Befürworter sahen diese Regulierung als Erfolg: Die Angebotsmieten in Berlin sind laut Immobilienscout24 um 7,8 Prozent gesunken. So werden Bestandswohnungen, die vor 2014 fertig gestellt worden sind, im Januar 2021 im Schnitt zu 9,64 Euro je Quadratmeter Miete angeboten. Im Januar 2020 hatte der Wert noch bei 10,46 Euro gelegen. „Auf dem Papier können sich durch die Mietreduzierung tendenziell Menschen mit geringerem Einkommen wieder eher eine Wohnung in begehrten Lagen leisten, als dies vor dem Mietendeckel der Fall war“, sagt Thomas Schroeter, Geschäftsführer von Immobilienscout24. Genau das war das Ziel des Mietendeckels. Er solle „eine Atempause schaffen, die wir brauchen, um die Angebotslücke durch Neubau zu schließen“, hatte Berlins Bausenator Sebastian Scheel (Die Linke) der WirtschaftsWoche im August 2020 gesagt.

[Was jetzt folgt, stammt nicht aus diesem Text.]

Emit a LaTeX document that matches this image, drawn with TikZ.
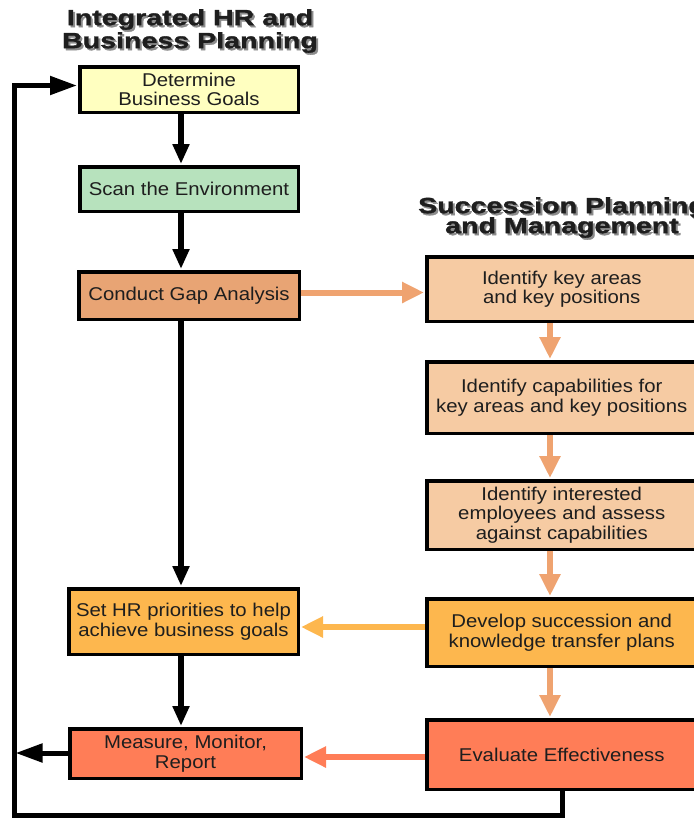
\documentclass[tikz,border=0pt]{standalone}
\usepackage{fontspec}
\setmainfont{Liberation Sans}[FakeStretch=1.1]
\newfontfamily\titlefont{Liberation Sans}[FakeStretch=1.3, BoldFeatures={FakeBold=1.5}]
\usetikzlibrary{arrows.meta,shadows}
\definecolor{cYellow}{HTML}{FFFFC0}
\definecolor{cGreen}{HTML}{B7E2BD}
\definecolor{cGap}{HTML}{E8A474}
\definecolor{cPeach}{HTML}{F6CBA3}
\definecolor{cAmber}{HTML}{FDB74E}
\definecolor{cCoral}{HTML}{FF7D57}
\definecolor{cSalmon}{HTML}{EFA370}
\definecolor{cTxt}{HTML}{1E1E1E}
\definecolor{cShade}{HTML}{8C8C8C}
\newcommand{\shtext}[1]{\makebox[0pt][l]{\hspace{2pt}\raisebox{-2pt}{\textcolor{cShade}{#1}}}#1}
\tikzset{
  box/.style={draw=black, line width=3.5pt, align=center, inner sep=0pt,
    text=cTxt, font=\fontsize{18.5}{19.5}\selectfont,
    drop shadow={shadow xshift=2pt, shadow yshift=-2pt, fill=black, opacity=1}},
  ttl/.style={anchor=north, align=center, inner sep=0pt, text=cTxt, font=\titlefont\bfseries\fontsize{22}{23}\selectfont},
  blk/.style={draw=black, line width=6.5pt, -{Triangle[length=20pt,width=16pt]}, shorten >=1pt},
  loopln/.style={draw=black, line width=5pt},
  looparr/.style={loopln, -{Triangle[length=27pt,width=18pt]}, shorten >=1pt},
  orng/.style={line width=6pt, -{Triangle[length=22pt,width=20pt]}, shorten >=1pt},
}
\begin{document}
\begin{tikzpicture}[x=1pt,y=-1pt]
\useasboundingbox (0,0) rectangle (694,820);
\clip (0,0) rectangle (694,820);
% titles
\node[ttl] (t1) at (190,9) {\shtext{Integrated HR and}\\\shtext{Business Planning}};
\node[ttl] (t2) at (562,197) {\shtext{Succession Planning}\\[-3pt]\shtext{and Management}};
% left column
\node[box, fill=cYellow, minimum width=218.5pt, minimum height=45.5pt] (det) at (189,89.5) {Determine\\Business Goals};
\node[box, fill=cGreen, minimum width=218.5pt, minimum height=44.5pt] (scan) at (189,189) {Scan the Environment};
\node[box, fill=cGap, minimum width=220.5pt, minimum height=47.5pt] (gap) at (189,295.5) {Conduct Gap Analysis};
\node[box, fill=cAmber, minimum width=229.5pt, minimum height=65.5pt] (sethr) at (183.5,621.5) {Set HR priorities to help\\achieve business goals};
\node[box, fill=cCoral, minimum width=231.5pt, minimum height=49.5pt] (meas) at (185.5,753.5) {Measure, Monitor,\\Report};
% right column
\node[box, fill=cPeach, minimum width=270pt, minimum height=64.5pt] (key) at (561.75,289) {Identify key areas\\and key positions};
\node[box, fill=cPeach, minimum width=270pt, minimum height=71.5pt] (cap) at (561.75,397.5) {Identify capabilities for\\key areas and key positions};
\node[box, fill=cPeach, minimum width=270pt, minimum height=68.5pt] (int) at (561.75,515) {Identify interested\\employees and assess\\against capabilities};
\node[box, fill=cAmber, minimum width=270pt, minimum height=67.5pt] (dev) at (561.75,632.5) {Develop succession and\\knowledge transfer plans};
\node[box, fill=cCoral, minimum width=270pt, minimum height=69.5pt] (eval) at (561.75,754.5) {Evaluate Effectiveness};
% helper coordinates
\coordinate (lsp) at (181,0);
\coordinate (rsp) at (550,0);
\coordinate (esp) at (562,0);
\coordinate (cTL) at (14.5,85.5);
\coordinate (cBL) at (14.5,815.5);
\coordinate (yGap) at (0,292.5);
\coordinate (yDev) at (0,627);
\coordinate (yEval) at (0,757);
\coordinate (yMeas) at (0,753);
% black flow
\draw[blk] (det.south -| lsp) -- (scan.north -| lsp);
\draw[blk] (scan.south -| lsp) -- (gap.north -| lsp);
\draw[blk] (gap.south -| lsp) -- (sethr.north -| lsp);
\draw[blk] (sethr.south -| lsp) -- (meas.north -| lsp);
% loop back
\draw[loopln] (eval.south -| esp) -- ++(0,3) |- (cBL) -- (cTL);
\draw[looparr] ([xshift=-2.5pt]cTL) -- (det.west |- cTL);
\draw[looparr] (meas.west |- yMeas) -- (cTL |- yMeas);
% orange flow
\draw[orng, draw=cSalmon] (gap.east |- yGap) -- (key.west |- yGap);
\draw[orng, draw=cSalmon] (key.south -| rsp) -- (cap.north -| rsp);
\draw[orng, draw=cSalmon] (cap.south -| rsp) -- (int.north -| rsp);
\draw[orng, draw=cSalmon] (int.south -| rsp) -- (dev.north -| rsp);
\draw[orng, draw=cSalmon] (dev.south -| rsp) -- (eval.north -| rsp);
\draw[orng, draw=cAmber] (dev.west |- yDev) -- (sethr.east |- yDev);
\draw[orng, draw=cCoral] (eval.west |- yEval) -- (meas.east |- yEval);
\end{tikzpicture}
\end{document}
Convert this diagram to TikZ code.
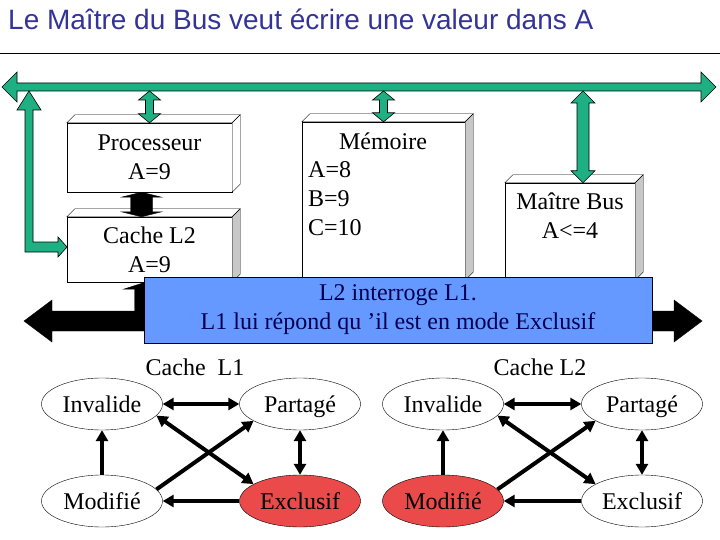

Gegner des Mietendeckels hingegen sehen ihre Befürchtungen komplett bestätigt. So ist das Angebot an neu inserierten Wohnungen, die unter den Mietendeckel fallen, um 30 Prozent eingebrochen. Das Angebot an Mietwohnungen insgesamt fiel innerhalb eines Jahres um 19 Prozent. In vielen anderen deutschen Metropolen hingegen stieg das Angebot im gleichen Zeitraum um 11 bis 66 Prozent; nur Hamburg verzeichnete einen minimalen Rückgang.